It seemed that nothing could slow the global renewable-energy juggernaut. Nothing, that is, until COVID-19.
From the solar factory floors of China’s Jiangsu province to wind farm country in West Texas, the clean-energy industries are struggling to gauge the potential damage that lies ahead — and it’s not a pretty picture.
Just a few weeks ago, the biggest COVID-19 concern for renewable energy appeared to be the supply of equipment, reflecting the outbreak’s early impact in China. Would there be enough solar panels, wind turbines and batteries to meet demand and project deadlines, given the widespread factory shutdowns?
But after a wild few days of escalating infection numbers and increasingly frantic government responses in Europe and the U.S., the focus is quickly shifting to demand, as the reality dawns that a global economic slowdown may be inevitable.
Late last week, Bloomberg New Energy Finance lowered its 2020 global solar demand forecast to a range of 108 to 143 gigawatts — a drop of 9 percent at the low end compared to the market researcher’s prior estimate. That could mean the first down year for global solar installations since the 1980s.
Jenny Chase, BNEF’s head of solar, said the issue of equipment supply seems to be sorting itself out as China’s factories rumble back into production.

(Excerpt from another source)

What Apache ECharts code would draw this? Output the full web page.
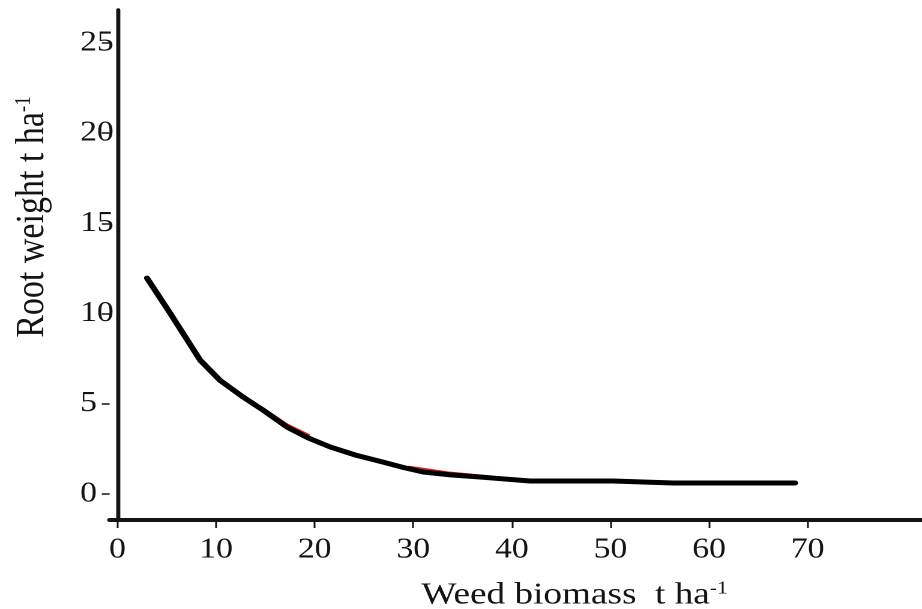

“You do hear screams of panic from developers and people who are not getting their shipments exactly when they wanted them, but we think that’s probably quite a temporary effect,” Chase told GTM.
“The factories — even the ones that shut down temporarily while workers self-isolated after they came back from their Chinese New Year travels — are coming back up. Companies are confirming they’re back in production.”
The bigger concern now, Chase said, is the demand side of the equation. An economic slowdown could dent the demand for energy or reduce the amount of finance available. Industry conferences are being canceled or postponed, hampering networking and deal-making. Workforce shortages could knock project timelines off course.
Meanwhile, the urgent and complex demands of the outbreak will leave lawmakers with little time for the finer points of energy policy. China has already pushed back its so-called solar mega-auction from May to June of this year, Chase said, and another flare-up of COVID-19 could mean further delays.
“We think there will be a recession,” Chase said on Friday, and the implications could spell trouble for solar manufacturers. “In general, this is a sector of companies that are heavily indebted and making slim margins.”
For some companies, “this could be the straw that breaks the camel’s back.”
Special challenges for the U.S. wind market
In the U.S., the world’s second largest renewables market after China, the biggest immediate threat from COVID-19 is to the wind industry, which was otherwise on track for a record year of installations.
2020 is critical because it’s the last year for developers to complete projects that qualified for the full production tax credit (PTC), the industry’s main subsidy. As a result, the industry was already expected to be pushed beyond its limits this year. Wood Mackenzie previously warned of many U.S. wind projects “at risk” of missing the 2020 deadline, threatening their underlying economics.
Even a small delay at a wind project can cause major knock-on effects, given the need for specialized construction machinery like cranes that are often rented far in advance.
Amish Shah, a partner at law firm Eversheds Sutherland who works with a range of developer clients in wind and solar, said he’d not heard of projects being delayed yet but it may only be a matter of time. Construction companies may face labor shortages in the weeks and months ahead. Government agencies may need to slow down their approval processes.
“A lot of these projects didn’t have a lot of extra time built in,” Shah said of the wind market. “Even a delay of several weeks could be problematic.”
If the situation becomes dire enough, pressure will mount for U.S. tax authorities to postpone the end date for finishing wind construction beyond the current December 31 deadline, Shah said.
Worries over the availability of finance
Another potential problem if the economy takes a nosedive: a lack of finance for renewables projects. In the U.S. market, that could mean a shortage of tax equity.
The nature of the U.S. renewable energy tax credits — the wind PTC and solar ITC — makes developers reliant on a relatively limited number of investors willing to provide tax equity for projects. That pool of potential capital deepens as companies make more profits and have more tax liabilities to offset.
The availability of tax equity is a point of constant discussion and concern for U.S. renewables developers, though the market has been healthy in recent years. But that could change rapidly in a recession.
“We’ve seen quite a hit to the economy over the last week and a half,” Shah said, speaking on Friday. “The question is, are we going back to 2009, where there was limited tax equity?”